8. Our team has strong climate and ESG competence, but biodiversity feels like a specialism we don't have. Where does a non-specialist organisation start?

This is a barrier that's become significantly more manageable over the past few years, because the tools and frameworks have been built with exactly this constraint in mind. You don't need in-house ecologists to begin assessing your biodiversity exposure. What you need is location-based data that translates ecological information into risk terms your team can work with.

The practical starting point for most organisations is spatial screening: understanding where your assets, operations, and key supply chain geographies sit in relation to areas of high biodiversity value and sensitivity. This doesn't require field surveys or specialist ecological knowledge. It requires good data and a clear methodology.

Where in-house expertise does matter is in interpretation and in building the internal capability to keep the analysis current as your portfolio evolves and as disclosure requirements develop. Investing in that capability (whether through training, hiring, or embedding biodiversity literacy across sustainability, procurement, and risk functions) is one of the priorities that consistently separates organisations that embed nature into decision-making from those that treat it as a periodic exercise.

9. We use external consultants for our biodiversity assessments. Is there an argument for building more internal capability, or is that unnecessary given the pace the field is moving at?

Consultants are valuable, and they're not going away; the best ones are genuinely useful for project-level depth and for keeping pace with methodological developments.
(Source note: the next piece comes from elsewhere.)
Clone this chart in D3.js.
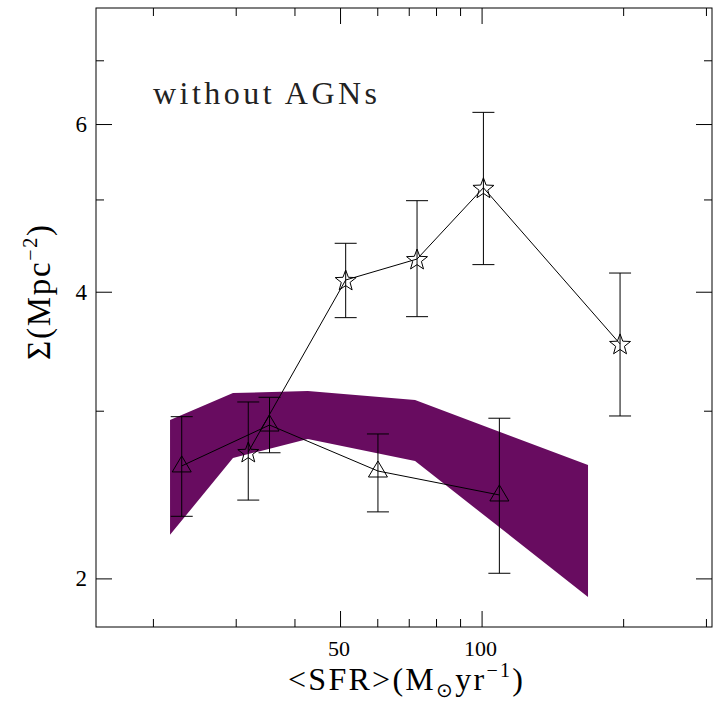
<!DOCTYPE html>
<html><head><meta charset="utf-8">
<script src="https://cdn.jsdelivr.net/npm/d3@7/dist/d3.min.js"></script>
<style>body{margin:0;background:#fff}svg{display:block}</style>
</head><body>
<svg id="c" width="715" height="706"></svg>
<script>
// ---- data ----
const starSFR = [31.9, 51.4, 72.9, 100.9, 197];
const starSigma = [2.715, 4.115, 4.329, 5.143, 3.526];
const starHi = [3.064, 4.497, 4.985, 6.172, 4.185];
const starLo = [2.417, 3.757, 3.766, 4.271, 2.962];

const triSFR = [23.03, 35.4, 60.2, 109.1];
const triSigma = [2.625, 2.898, 2.593, 2.447];
const triHi = [2.957, 3.099, 2.836, 2.946];
const triLo = [2.324, 2.710, 2.349, 2.025];

const bandSFR = [21.75, 29.6, 42.7, 72.2, 168.4];
const bandUpper = [2.934, 3.131, 3.146, 3.079, 2.631];
const bandLower = [2.222, 2.676, 2.802, 2.657, 1.912];

const xMajor = [50, 100];
const xMinor = [20, 30, 40, 60, 70, 80, 90, 200, 300];
const yMajor = [2, 4, 6];
const yMinor = [3, 5, 7];

// ---- layout ----
const L = 96, R = 712, T = 8, B = 627;
const x = d3.scaleLog().domain([Math.pow(10, 1.18), Math.pow(10, 2.49)]).range([L, R]);
const y = d3.scaleLog().domain([Math.pow(10, 0.25), Math.pow(10, 0.9)]).range([B, T]);
const svg = d3.select("#c");
const font = "'Liberation Serif', 'Times New Roman', serif";

// band
const bandPts = bandSFR.map((s, i) => [x(s), y(bandUpper[i])])
  .concat(bandSFR.map((s, i) => [x(s), y(bandLower[i])]).reverse());
svg.append("path").attr("d", d3.line()(bandPts) + "Z").attr("fill", "#680c60");

// frame
svg.append("rect").attr("x", L).attr("y", T).attr("width", R - L).attr("height", B - T)
  .attr("fill", "none").attr("stroke", "#000").attr("stroke-width", 1);

// axes with inward ticks on all sides
function addX(pos, orientFn, vals, len) {
  const ax = orientFn(x).tickValues(vals).tickSize(-len).tickFormat("");
  const g = svg.append("g").attr("transform", `translate(0,${pos})`).call(ax);
  g.select(".domain").remove();
  g.selectAll("line").attr("stroke", "#000");
}
function addY(pos, orientFn, vals, len) {
  const ax = orientFn(y).tickValues(vals).tickSize(-len).tickFormat("");
  const g = svg.append("g").attr("transform", `translate(${pos},0)`).call(ax);
  g.select(".domain").remove();
  g.selectAll("line").attr("stroke", "#000");
}
addX(B, d3.axisBottom, xMajor, 16); addX(B, d3.axisBottom, xMinor, 8);
addX(T, d3.axisTop, xMajor, 16); addX(T, d3.axisTop, xMinor, 8);
addY(L, d3.axisLeft, yMajor, 16); addY(L, d3.axisLeft, yMinor, 8);
addY(R, d3.axisRight, yMajor, 16); addY(R, d3.axisRight, yMinor, 8);

// tick labels
svg.append("g").selectAll("text").data(xMajor).join("text")
  .attr("x", d => x(d) - 1).attr("y", 656).attr("text-anchor", "middle")
  .attr("font-family", font).attr("font-size", 22).text(d => d);
svg.append("g").selectAll("text").data(yMajor).join("text")
  .attr("x", 87).attr("y", d => y(d) + 8).attr("text-anchor", "end")
  .attr("font-family", font).attr("font-size", 23).text(d => d);

// axis titles
const xt = svg.append("text").attr("x", 288).attr("y", 690)
  .attr("font-family", font).attr("font-size", 32)
  .attr("textLength", 235).attr("lengthAdjust", "spacing");
xt.append("tspan").text("<SFR>(M");
xt.append("tspan").attr("font-size", 20).attr("dy", 7).text("\u2299");
xt.append("tspan").attr("dy", -7).text("yr");
xt.append("tspan").attr("font-size", 20).attr("dy", -13).text("\u22121");
xt.append("tspan").attr("dy", 13).text(")");

const yt = svg.append("text").attr("transform", "translate(50,360) rotate(-90)")
  .attr("font-family", font).attr("font-size", 33)
  .attr("textLength", 135).attr("lengthAdjust", "spacing");
yt.append("tspan").text("\u03A3(Mpc");
yt.append("tspan").attr("font-size", 20).attr("dy", -13).text("\u22122");
yt.append("tspan").attr("dy", 13).text(")");

// annotation
svg.append("text").attr("x", 153).attr("y", 104).attr("font-family", font)
  .attr("font-size", 32).attr("textLength", 224).attr("lengthAdjust", "spacing")
  .attr("fill", "#222").text("without AGNs");

// lines
const line = d3.line();
svg.append("path").attr("d", line(starSFR.map((s, i) => [x(s), y(starSigma[i])])))
  .attr("fill", "none").attr("stroke", "#000").attr("stroke-width", 1);
svg.append("path").attr("d", line(triSFR.map((s, i) => [x(s), y(triSigma[i])])))
  .attr("fill", "none").attr("stroke", "#000").attr("stroke-width", 1);

// error bars
function errBars(xs, lo, hi) {
  const g = svg.append("g").attr("stroke", "#000").attr("stroke-width", 1).attr("fill", "none");
  xs.forEach((s, i) => {
    const cx = x(s), y1 = y(lo[i]), y2 = y(hi[i]);
    g.append("line").attr("x1", cx).attr("x2", cx).attr("y1", y1).attr("y2", y2);
    g.append("line").attr("x1", cx - 11).attr("x2", cx + 11).attr("y1", y1).attr("y2", y1);
    g.append("line").attr("x1", cx - 11).attr("x2", cx + 11).attr("y1", y2).attr("y2", y2);
  });
}
errBars(starSFR, starLo, starHi);
errBars(triSFR, triLo, triHi);

// markers
function starPath(Ro, Ri) {
  const pts = [];
  for (let k = 0; k < 10; k++) {
    const a = -Math.PI / 2 + k * Math.PI / 5;
    const r = k % 2 ? Ri : Ro;
    pts.push([r * Math.cos(a), r * Math.sin(a)]);
  }
  return d3.line()(pts) + "Z";
}
svg.append("g").selectAll("path").data(starSFR).join("path")
  .attr("transform", (d, i) => `translate(${x(d)},${y(starSigma[i]) + 1})`)
  .attr("d", starPath(11, 4.6)).attr("fill", "none").attr("stroke", "#000").attr("stroke-width", 1);
const triD = "M0,-10L9.5,6L-9.5,6Z";
svg.append("g").selectAll("path").data(triSFR).join("path")
  .attr("transform", (d, i) => `translate(${x(d)},${y(triSigma[i])})`)
  .attr("d", triD).attr("fill", "none").attr("stroke", "#000").attr("stroke-width", 1);
</script>
</body></html>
But there's a meaningful distinction between commissioning a bespoke assessment and having an ongoing internal capability.

A consultant answers a specific question at a point in time. It's slow, it's periodic, and the institutional knowledge tends to leave with the engagement. An internal capability means your team can screen new acquisitions, respond to investor queries, incorporate biodiversity into procurement decisions, and keep your disclosure current without going back to the market each time. As the pace of regulatory development increases and as investor scrutiny of nature-related disclosure intensifies, the frequency of those needs will increase too.

10. We've made some progress: a board paper approved, a pilot screening commissioned, some initial data gathered. How do we stop this from stalling at the initiative stage and turn it into something that changes how decisions are made?

The shift from initiative to organisational capability is the hardest part, and it's where most biodiversity strategies stall. The reason is usually one of two things: the strategy depends on one or two internal champions whose departure or reassignment would end it, or it sits entirely within the sustainability function without connecting to the decisions made by finance, procurement, or operations.

The durability question is really a governance question. Who owns this outside the sustainability team? Endorsement without ownership rarely shifts capital or procurement decisions. Nature becomes part of how a business is run when the accountability extends beyond the sustainability function: when biodiversity criteria appear in project approval processes, in supplier contracts, in acquisition due diligence, in treasury's green finance framework.

Document assumptions and outcomes as you go. Treat the business case as a living document that updates as your data improves, as regulatory expectations change, and as your portfolio evolves. Communicate early wins in real time, even if they're modest: a flagged acquisition risk, a permitting process that went more smoothly because of early ecological screening, an investor query answered credibly. These build the organisational memory that makes the programme resilient to personnel changes and budget cycles.

The ten challenges described here are consistent across sectors, geographies, and organisation sizes. They are structural and organisational rather than scientific. Which means the path forward is not only about gathering authoritative data but also about building the internal case, the right language, and the governance that makes biodiversity a permanent part of how risk and resilience are managed.